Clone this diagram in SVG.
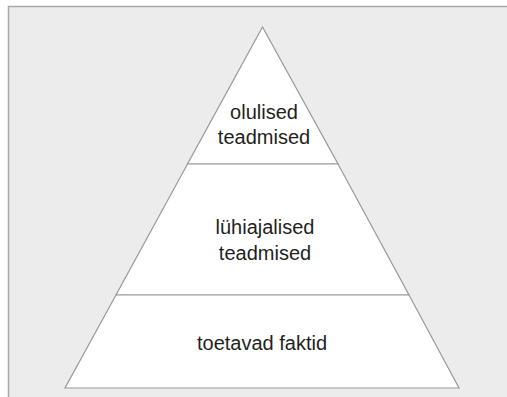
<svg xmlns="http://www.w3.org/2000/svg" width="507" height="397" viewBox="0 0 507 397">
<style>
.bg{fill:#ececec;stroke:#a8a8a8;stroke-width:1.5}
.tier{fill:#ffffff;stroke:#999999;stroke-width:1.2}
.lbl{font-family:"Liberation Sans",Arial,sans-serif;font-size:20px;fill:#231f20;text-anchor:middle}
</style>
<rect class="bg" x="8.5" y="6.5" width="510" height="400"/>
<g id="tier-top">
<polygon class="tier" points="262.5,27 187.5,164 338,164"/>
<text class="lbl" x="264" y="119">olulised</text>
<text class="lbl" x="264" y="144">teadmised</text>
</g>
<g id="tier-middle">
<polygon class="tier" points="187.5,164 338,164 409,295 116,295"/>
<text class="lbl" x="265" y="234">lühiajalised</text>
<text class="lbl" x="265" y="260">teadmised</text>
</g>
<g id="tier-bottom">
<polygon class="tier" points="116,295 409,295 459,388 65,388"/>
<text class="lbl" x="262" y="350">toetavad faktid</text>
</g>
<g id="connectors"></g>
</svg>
····················
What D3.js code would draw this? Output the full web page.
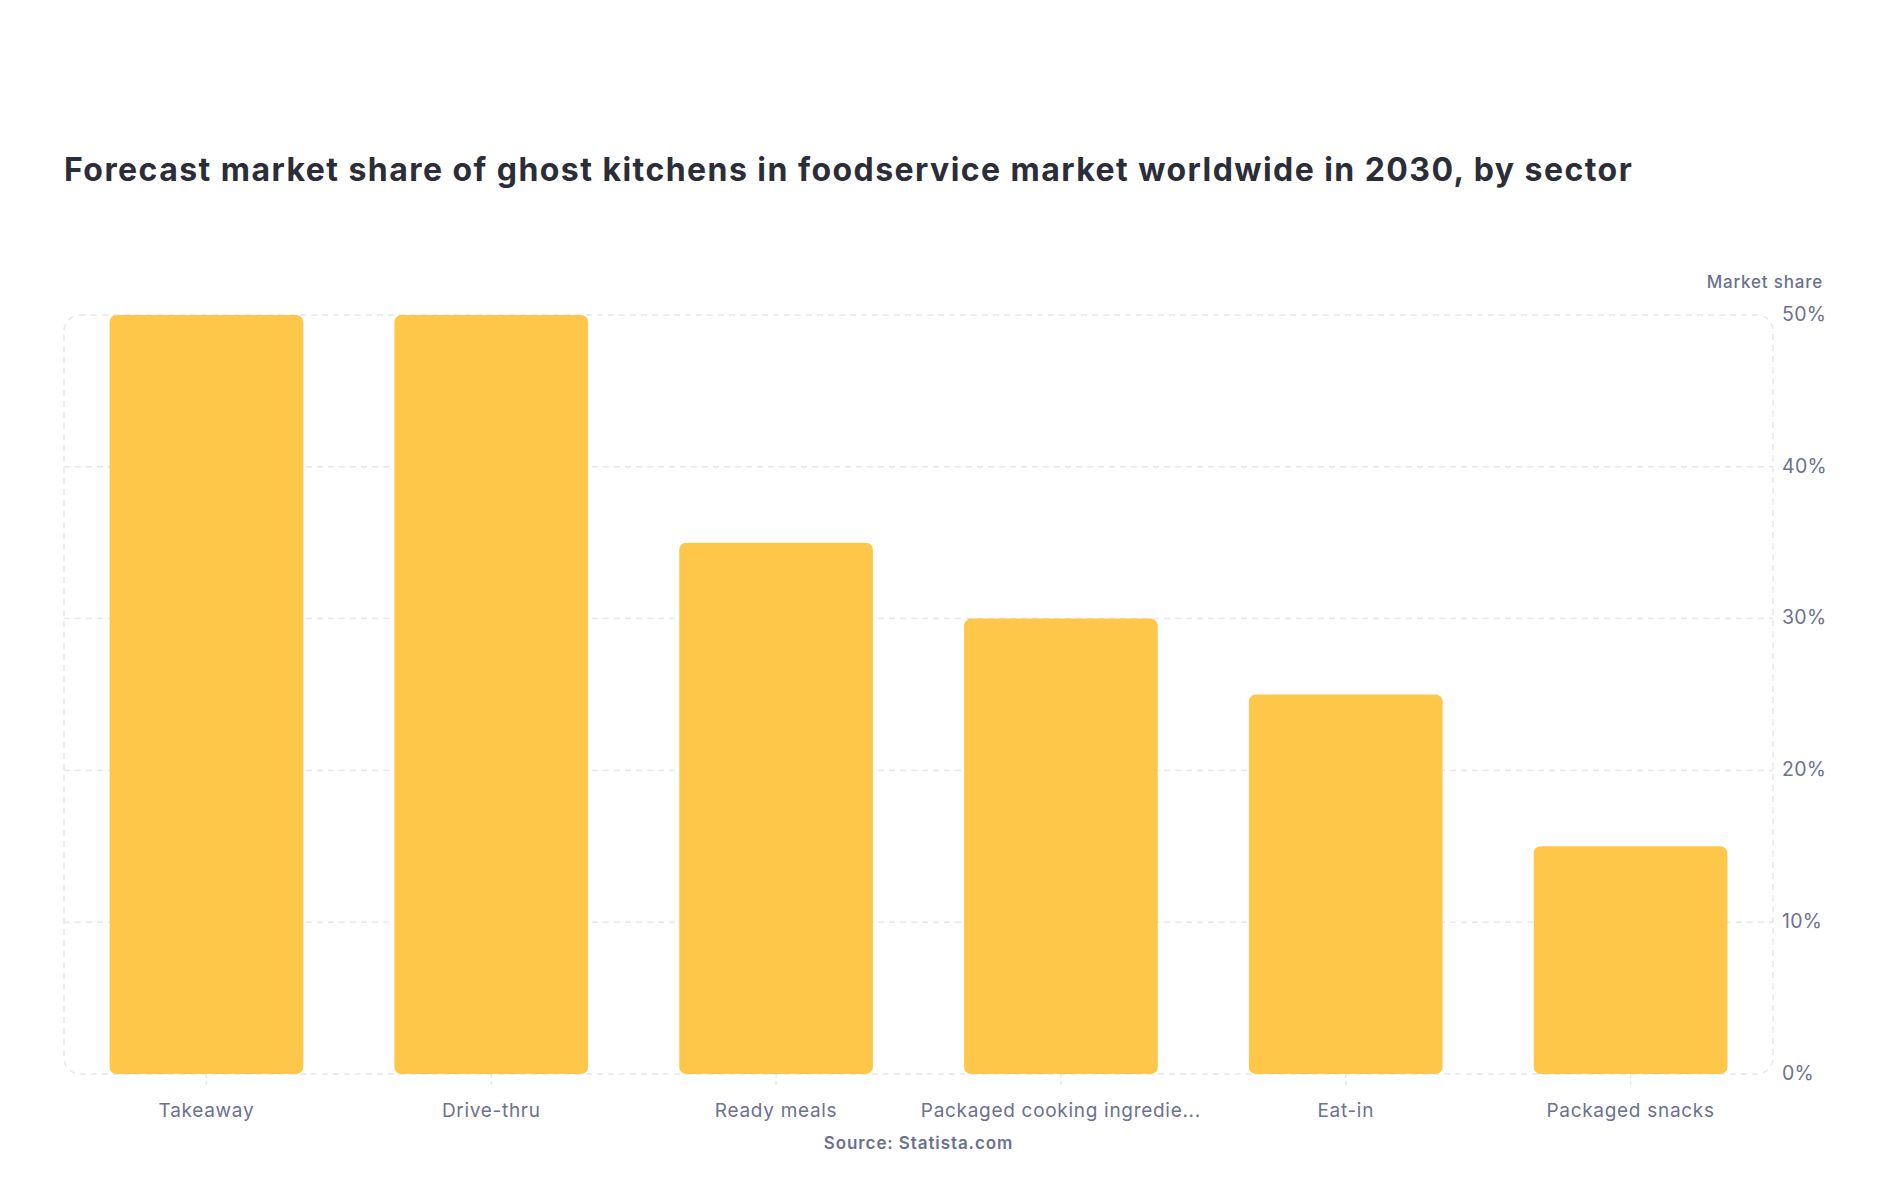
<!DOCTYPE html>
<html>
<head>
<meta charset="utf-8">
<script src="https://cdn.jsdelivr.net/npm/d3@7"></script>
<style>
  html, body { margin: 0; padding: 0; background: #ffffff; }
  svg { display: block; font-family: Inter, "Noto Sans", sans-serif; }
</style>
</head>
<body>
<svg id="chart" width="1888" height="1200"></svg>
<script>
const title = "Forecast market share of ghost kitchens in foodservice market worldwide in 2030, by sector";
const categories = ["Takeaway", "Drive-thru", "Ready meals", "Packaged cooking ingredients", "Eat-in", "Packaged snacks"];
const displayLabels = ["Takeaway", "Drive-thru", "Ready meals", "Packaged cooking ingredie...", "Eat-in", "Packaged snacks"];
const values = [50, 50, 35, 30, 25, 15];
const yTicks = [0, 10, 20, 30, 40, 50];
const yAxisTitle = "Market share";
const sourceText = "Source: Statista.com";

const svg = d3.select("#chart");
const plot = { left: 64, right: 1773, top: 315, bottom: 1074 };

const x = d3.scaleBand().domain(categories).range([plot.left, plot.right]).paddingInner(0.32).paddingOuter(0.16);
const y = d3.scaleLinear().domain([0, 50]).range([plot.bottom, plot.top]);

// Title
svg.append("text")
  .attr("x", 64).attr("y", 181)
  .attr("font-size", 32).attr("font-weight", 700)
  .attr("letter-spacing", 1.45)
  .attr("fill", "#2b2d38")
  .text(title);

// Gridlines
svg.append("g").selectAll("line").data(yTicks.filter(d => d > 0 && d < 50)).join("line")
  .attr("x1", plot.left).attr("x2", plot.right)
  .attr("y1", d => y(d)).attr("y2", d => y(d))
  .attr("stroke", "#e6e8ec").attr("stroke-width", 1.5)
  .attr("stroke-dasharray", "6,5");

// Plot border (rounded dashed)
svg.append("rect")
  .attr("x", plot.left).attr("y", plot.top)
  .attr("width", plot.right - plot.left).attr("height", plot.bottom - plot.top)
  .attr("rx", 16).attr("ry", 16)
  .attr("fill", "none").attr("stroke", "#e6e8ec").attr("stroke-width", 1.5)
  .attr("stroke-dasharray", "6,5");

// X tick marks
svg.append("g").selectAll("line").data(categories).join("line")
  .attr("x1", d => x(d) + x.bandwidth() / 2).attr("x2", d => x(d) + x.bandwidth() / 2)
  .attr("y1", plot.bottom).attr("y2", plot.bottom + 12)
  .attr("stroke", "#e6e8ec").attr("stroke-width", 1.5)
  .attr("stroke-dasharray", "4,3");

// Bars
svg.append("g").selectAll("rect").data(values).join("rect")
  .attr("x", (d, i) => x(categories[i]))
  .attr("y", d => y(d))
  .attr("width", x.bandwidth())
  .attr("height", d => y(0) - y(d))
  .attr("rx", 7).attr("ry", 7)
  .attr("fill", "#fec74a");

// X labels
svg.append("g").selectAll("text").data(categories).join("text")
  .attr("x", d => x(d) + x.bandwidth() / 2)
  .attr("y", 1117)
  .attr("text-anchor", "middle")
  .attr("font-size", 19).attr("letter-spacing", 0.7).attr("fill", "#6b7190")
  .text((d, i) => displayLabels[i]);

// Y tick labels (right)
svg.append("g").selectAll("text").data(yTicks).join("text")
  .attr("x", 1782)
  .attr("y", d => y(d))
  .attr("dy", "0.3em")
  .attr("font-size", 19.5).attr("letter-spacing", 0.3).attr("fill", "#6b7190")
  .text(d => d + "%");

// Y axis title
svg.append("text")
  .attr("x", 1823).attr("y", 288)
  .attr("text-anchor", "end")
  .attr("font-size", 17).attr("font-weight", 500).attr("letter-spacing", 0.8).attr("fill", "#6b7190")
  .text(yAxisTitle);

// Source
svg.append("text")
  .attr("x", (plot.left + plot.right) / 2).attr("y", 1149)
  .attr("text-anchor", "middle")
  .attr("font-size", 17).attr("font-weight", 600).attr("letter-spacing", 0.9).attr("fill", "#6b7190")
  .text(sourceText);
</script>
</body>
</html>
····················
> [Brief] Which lines contain the word "this"? Copy each of them.

> [Response to the exercise]
Clone this diagram in SVG.
What D3.js code would draw this? Output the full web page.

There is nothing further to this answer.